I'm a Princess - Tia
(Remember that little girl from Kindergarten Cop? "I'm a princess. My daddy says I'm a PRINCESS!!!" I loved that scene.)
I was never one of those girlie girls growing up. I distinctly remember playing with my METAL Transformers when I was little. I vaguely remember some clueless relative giving me a Barbie for some holiday or other. It held my interest long enough for me to try to figure out if I could get the kinks out of her hair with scalding hot water. I just wasn't very girlie. But even with all of my tomboy ways, part of me still longed to be a princess.
I have a birthmark on my leg that is in the perfect shape of a crescent moon. I used to gaze at it and wish. Somewhere my real parents were looking for me. They were royalty or something and they would know that I was their baby as soon as I they saw me. My birthmark would confirm it and there would be singing and rejoicing and such. (Cut me some slack, I was an only child with an active imagination.) Of course, none of that ever happened. We won't talk about how I am the spitting image of my mother except for my chin and my forehead. I get that from my dad.
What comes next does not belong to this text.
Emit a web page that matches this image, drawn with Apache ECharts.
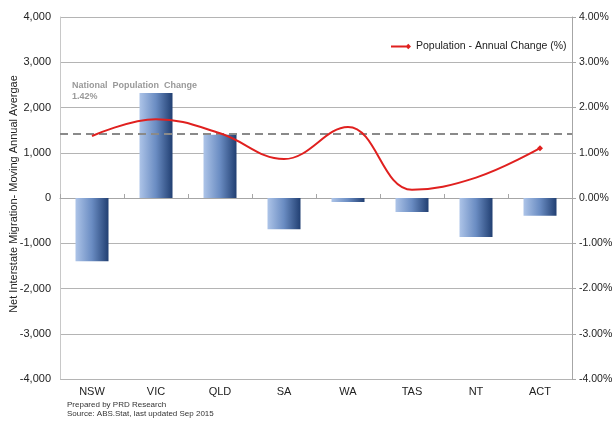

There are still days when I look at my birthmark and daydream. There is something in me that longs to be someone's princess. Even when I was in the depths of my happy hating days I still wanted to be someone's baby, someone's princess. I don't know if most girls would admit it, but there's something in most of us that longs to feel special. What girls doesn't love to be treated as if she is the most precious gift walking the planet?
I just watched Enchanted and it is my new favorite movie. Aside from the fact the Patrick Dempsey is fine as hell for no good reason for 107 minutes, the movie is nothing short of lovely. I felt so girlie after watching it. It's classic fairy tale, prince charming type stuff with modern day spin. It pretty much pleased the little girl in me to no end.
Now while I am a hopeless romantic, I also realize that life is not a fairy tale. And though life and relationships and love take work, I still believe in some sibilance of happily ever after. I know it sounds trite but I don't care. I believe that every woman is a princess. She may not be girlie and frilly but she's still someones's princess, someone's prize. Don't let the world tell you you're not important. Don't let anyone devalue you. You're not too much to handle. And you are good enough. Not only is the king enthralled with your beauty (Psalm 45:11) but so are others. You bring something to the game that no one else can. You are uniquely you for a reason. I know this sounds self-helpish (I'm good enough, I'm smart enough and doggonit people like me.) but it's true. You were created to be you. No one can do you like you. You are somebody's princess. You are somebody's baby. Believe it.
This concludes my sugary sweet rant for the evening. Now if you will excuse me, I'm going to go watch Enchanted for the 3rd time in 2 days.